INTRODUCTION
Attending preschool produces short-term and long-term benefits for children and benefits to communities that outweigh the costs of providing those programs (e.g., Barnett & Masse, 2007; FPG Child Development Institute, 2005; Lamb & Ahnert, 2006; Lazar, Darlington, Murray, Royce, & Snipper, 1982; Reynolds, 2000; Reynolds, Temple, Robertson, & Mann, 2001; Schweinhart, Barnes, & Weikart, 1993). The ability to realize these benefits for children and communities depends in part on whether preschool programs are designed and structured in ways that maximize opportunities for children to learn and develop within these settings. Policy makers are currently debating decisions to invest in specific program features intended to optimize outcomes for children, such as requiring teachers to have a bachelor's degree or specialized training in early childhood education, mandating small class sizes, adopting intensive professional development programs, and instituting systems of program quality monitoring. These decisions have implications for both the costs of providing preschool programs and the benefits for children who attend.

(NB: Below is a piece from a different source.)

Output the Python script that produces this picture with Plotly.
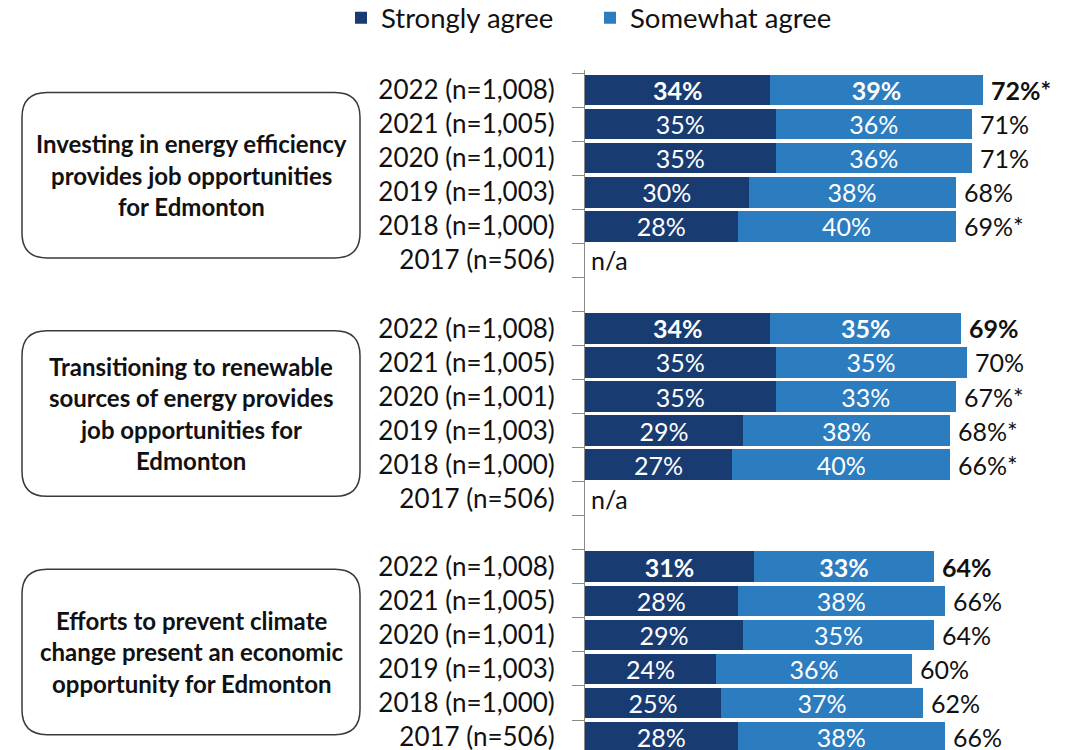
import plotly.graph_objects as go

# ---------------- data ----------------
years = ["2022 (n=1,008)", "2021 (n=1,005)", "2020 (n=1,001)",
         "2019 (n=1,003)", "2018 (n=1,000)", "2017 (n=506)"]
statements = [
    ["Investing in energy efficiency", "provides job opportunities", "for Edmonton"],
    ["Transitioning to renewable", "sources of energy provides", "job opportunities for", "Edmonton"],
    ["Efforts to prevent climate", "change present an economic", "opportunity for Edmonton"],
]
strongly_agree = [
    [34, 35, 35, 30, 28, None],
    [34, 35, 35, 29, 27, None],
    [31, 28, 29, 24, 25, 28],
]
somewhat_agree = [
    [39, 36, 36, 38, 40, None],
    [35, 35, 33, 38, 40, None],
    [33, 38, 35, 36, 37, 38],
]
total_labels = [
    ["72%*", "71%", "71%", "68%", "69%*", "n/a"],
    ["69%", "70%", "67%*", "68%*", "66%*", "n/a"],
    ["64%", "66%", "64%", "60%", "62%", "66%"],
]

# ---------------- styles ----------------
DARK = "#183B72"
LIGHT = "#2C7CC0"
FONT = "Lato"
TXT = "#111111"
ROWS_PER_GROUP = len(years) + 1  # one blank row between groups

ys, s_vals, w_vals, s_txt, w_txt, tick_text = [], [], [], [], [], []
for g in range(len(statements)):
    for i, yr in enumerate(years):
        ys.append(g * ROWS_PER_GROUP + i)
        tick_text.append(yr)
        s = strongly_agree[g][i]
        w = somewhat_agree[g][i]
        s_vals.append(s)
        w_vals.append(w)
        if s is None:
            s_txt.append("")
            w_txt.append("")
        else:
            s_txt.append(f"<b>{s}%</b>" if i == 0 else f"{s}%")
            w_txt.append(f"<b>{w}%</b>" if i == 0 else f"{w}%")

n_rows = len(statements) * ROWS_PER_GROUP - 1

fig = go.Figure()
fig.add_trace(go.Bar(
    name="Strongly agree", y=ys, x=s_vals, orientation="h",
    marker=dict(color=DARK, line=dict(width=0)),
    text=s_txt, textposition="inside", insidetextanchor="middle",
    textangle=0, constraintext="none",
    textfont=dict(family=FONT, size=25, color="white"),
    hoverinfo="skip",
))
fig.add_trace(go.Bar(
    name="Somewhat agree", y=ys, x=w_vals, orientation="h",
    marker=dict(color=LIGHT, line=dict(width=0)),
    text=w_txt, textposition="inside", insidetextanchor="middle",
    textangle=0, constraintext="none",
    textfont=dict(family=FONT, size=25, color="white"),
    hoverinfo="skip",
))

annotations = []
# totals / n/a
for g in range(len(statements)):
    for i in range(len(years)):
        s = strongly_agree[g][i]
        w = somewhat_agree[g][i]
        xpos = 0 if s is None else s + w
        lab = total_labels[g][i]
        annotations.append(dict(
            x=xpos, y=g * ROWS_PER_GROUP + i, xref="x", yref="y",
            text=f"<b>{lab}</b>" if (i == 0 and s is not None) else lab,
            showarrow=False, xanchor="left", yanchor="middle",
            xshift=4 if s is None else 6,
            font=dict(family=FONT, size=25, color=TXT),
        ))

# statement boxes (plot area: x from 577px, width 507px)
PLOT_L, PLOT_W = 577, 507
def px_to_paper(px):
    return (px - 8 - PLOT_L) / PLOT_W

shapes = []
BOX_X0, BOX_X1 = px_to_paper(22), px_to_paper(360)
TEXT_X = (BOX_X0 + BOX_X1) / 2
HALF_H = 2.43
RX, RY = 25 / PLOT_W, 0.73
LINE_STEP = 0.925
for g, lines in enumerate(statements):
    yc = g * ROWS_PER_GROUP + (len(years) - 1) / 2
    y0, y1 = yc - HALF_H, yc + HALF_H
    x0, x1 = BOX_X0, BOX_X1
    path = (f"M {x0+RX},{y0} L {x1-RX},{y0} Q {x1},{y0} {x1},{y0+RY} "
            f"L {x1},{y1-RY} Q {x1},{y1} {x1-RX},{y1} "
            f"L {x0+RX},{y1} Q {x0},{y1} {x0},{y1-RY} "
            f"L {x0},{y0+RY} Q {x0},{y0} {x0+RX},{y0} Z")
    shapes.append(dict(type="path", path=path, xref="paper", yref="y",
                       line=dict(color="#3a3a3a", width=1.5),
                       fillcolor="rgba(0,0,0,0)", layer="above"))
    n = len(lines)
    for k, ln in enumerate(lines):
        annotations.append(dict(
            x=TEXT_X, y=yc + (k - (n - 1) / 2) * LINE_STEP,
            xref="paper", yref="y", text=f"<b>{ln}</b>", showarrow=False,
            xanchor="center", yanchor="middle",
            font=dict(family=FONT, size=24, color=TXT),
        ))

boundaries = [v - 0.5 for v in range(n_rows + 1)] + [n_rows + 0.5]

fig.update_layout(
    width=1084, height=750,
    margin=dict(l=PLOT_L, r=0, t=62, b=8, autoexpand=False),
    plot_bgcolor="white", paper_bgcolor="white",
    barmode="stack", bargap=0.1,
    showlegend=True,
    legend=dict(orientation="h", xref="container", yref="container",
                x=333 / 1084, y=0.987, xanchor="left", yanchor="middle",
                font=dict(family=FONT, size=27.5, color=TXT),
                traceorder="normal", entrywidth=204, entrywidthmode="pixels",
                bgcolor="rgba(0,0,0,0)"),
    xaxis=dict(range=[0, PLOT_W / 5.45], visible=False, fixedrange=True),
    yaxis=dict(
        range=[19.38, -0.588], tickmode="array", tickvals=ys, ticktext=tick_text,
        ticks="", ticklabelstandoff=24, showgrid=False, zeroline=False,
        showline=True, linecolor="#8a8a8a", linewidth=1,
        tickfont=dict(family=FONT, size=26, color=TXT),
        minor=dict(tickmode="array", tickvals=boundaries, ticks="outside",
                   ticklen=12, tickcolor="#8a8a8a", tickwidth=1, showgrid=False),
    ),
    annotations=annotations,
    shapes=shapes,
    font=dict(family=FONT),
)

fig.write_html("out.html")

To help inform decision making about the optimal design of preschool settings, a generation of experimental and natural-history studies about preschool quality clearly demonstrates that variations in how programs are structured have consequences for children's physical and psychological well-being and development of social and academic competencies (e.g., Howes, 1990; NICHD-Early Child Care Research Network (ECCRN), 1999, 2002; Peisner-Feinberg & Burchinal, 1997; Peisner-Feinberg et al., 2001).